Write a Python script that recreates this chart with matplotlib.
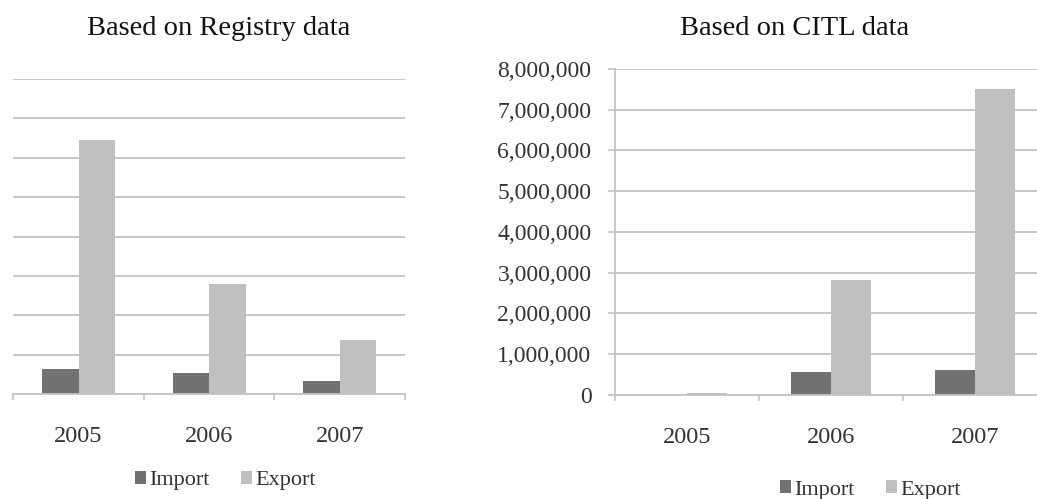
import numpy as np
import matplotlib
matplotlib.use("Agg")
import matplotlib.pyplot as plt
from matplotlib.ticker import FuncFormatter, MultipleLocator

plt.rcParams['font.family'] = ['Liberation Serif', 'DejaVu Serif']

years = ['2005', '2006', '2007']
series_names = ['Import', 'Export']

# registry figures (tonnes)
registry_import = [630000, 540000, 340000]
registry_export = [6450000, 2790000, 1370000]

# CITL figures (tonnes)
citl_import = [0, 570000, 610000]
citl_export = [45000, 2820000, 7500000]

IMPORT_COL = '#727272'
EXPORT_COL = '#c0c0c0'
GRID_COL = '#c4c4c4'
TEXT_COL = '#333333'

fig = plt.figure(figsize=(10.37, 4.99), dpi=100)

ax_reg = fig.add_axes([0.0128, 0.2104, 0.3777, 0.6313])
ax_citl = fig.add_axes([0.5931, 0.2090, 0.4166, 0.6527])

x = np.arange(len(years))
w = 0.28


def draw_panel(ax, imp, exp, show_y):
    ax.bar(x - w / 2, imp, w, color=IMPORT_COL, label=series_names[0], zorder=3)
    ax.bar(x + w / 2, exp, w, color=EXPORT_COL, label=series_names[1], zorder=3)
    ax.set_xlim(-0.5, 2.5)
    ax.set_ylim(0, 8000000)
    ax.yaxis.set_major_locator(MultipleLocator(1000000))
    ax.grid(axis='y', color=GRID_COL, linewidth=1.3, zorder=0)
    ax.set_axisbelow(True)

    # category ticks sit on the boundaries, labels in the middle
    ax.set_xticks(np.arange(-0.5, 3.0, 1.0))
    ax.set_xticklabels([])
    ax.set_xticks(x, minor=True)
    ax.set_xticklabels(years, minor=True)
    ax.tick_params(axis='x', which='major', length=4, width=1.2, color=GRID_COL, direction='out')
    ax.tick_params(axis='x', which='minor', length=0, pad=23, labelsize=17.5, labelcolor=TEXT_COL)

    for s in ['top', 'right']:
        ax.spines[s].set_visible(False)
    ax.spines['bottom'].set_color(GRID_COL)
    ax.spines['bottom'].set_linewidth(1.3)
    ax.spines['bottom'].set_zorder(4)

    if show_y:
        ax.spines['left'].set_color(GRID_COL)
        ax.spines['left'].set_linewidth(1.3)
        ax.yaxis.set_major_formatter(FuncFormatter(lambda v, p: f'{int(v):,}'))
        ax.tick_params(axis='y', length=5, width=1.2, color=GRID_COL, pad=12,
                       labelsize=17, labelcolor=TEXT_COL)
    else:
        ax.spines['left'].set_visible(False)
        ax.tick_params(axis='y', length=0, labelleft=False)


draw_panel(ax_reg, registry_import, registry_export, False)
draw_panel(ax_citl, citl_import, citl_export, True)

fig.text(0.211, 0.942, 'Based on Registry data', ha='center', va='center',
         fontsize=20.5, color='#111111')
fig.text(0.766, 0.942, 'Based on CITL data', ha='center', va='center',
         fontsize=20.5, color='#111111')

leg_kw = dict(frameon=False, ncol=2, fontsize=16, handlelength=0.5, handleheight=0.5,
              handletextpad=0.15, columnspacing=1.4, labelcolor=TEXT_COL)
ax_reg.legend(loc='center', bbox_to_anchor=(0.217, 0.037),
              bbox_transform=fig.transFigure, **leg_kw)
ax_citl.legend(loc='center', bbox_to_anchor=(0.839, 0.018),
               bbox_transform=fig.transFigure, **leg_kw)

fig.savefig('out.png', dpi=100)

┄┄┄┄┄┄┄┄┄┄┄┄┄┄┄┄┄┄┄┄

(WORK TO COMPLETE): Transcribe exactly, with no pictures, the lines running from the first line of the material through the line holding "ax.set_axisbelow(True)".

(OUTPUT FOR THIS EXERCISE):
Write a Python script that recreates this chart with matplotlib.
import numpy as np
import matplotlib
matplotlib.use("Agg")
import matplotlib.pyplot as plt
from matplotlib.ticker import FuncFormatter, MultipleLocator

plt.rcParams['font.family'] = ['Liberation Serif', 'DejaVu Serif']

years = ['2005', '2006', '2007']
series_names = ['Import', 'Export']

# registry figures (tonnes)
registry_import = [630000, 540000, 340000]
registry_export = [6450000, 2790000, 1370000]

# CITL figures (tonnes)
citl_import = [0, 570000, 610000]
citl_export = [45000, 2820000, 7500000]

IMPORT_COL = '#727272'
EXPORT_COL = '#c0c0c0'
GRID_COL = '#c4c4c4'
TEXT_COL = '#333333'

fig = plt.figure(figsize=(10.37, 4.99), dpi=100)

ax_reg = fig.add_axes([0.0128, 0.2104, 0.3777, 0.6313])
ax_citl = fig.add_axes([0.5931, 0.2090, 0.4166, 0.6527])

x = np.arange(len(years))
w = 0.28


def draw_panel(ax, imp, exp, show_y):
    ax.bar(x - w / 2, imp, w, color=IMPORT_COL, label=series_names[0], zorder=3)
    ax.bar(x + w / 2, exp, w, color=EXPORT_COL, label=series_names[1], zorder=3)
    ax.set_xlim(-0.5, 2.5)
    ax.set_ylim(0, 8000000)
    ax.yaxis.set_major_locator(MultipleLocator(1000000))
    ax.grid(axis='y', color=GRID_COL, linewidth=1.3, zorder=0)
    ax.set_axisbelow(True)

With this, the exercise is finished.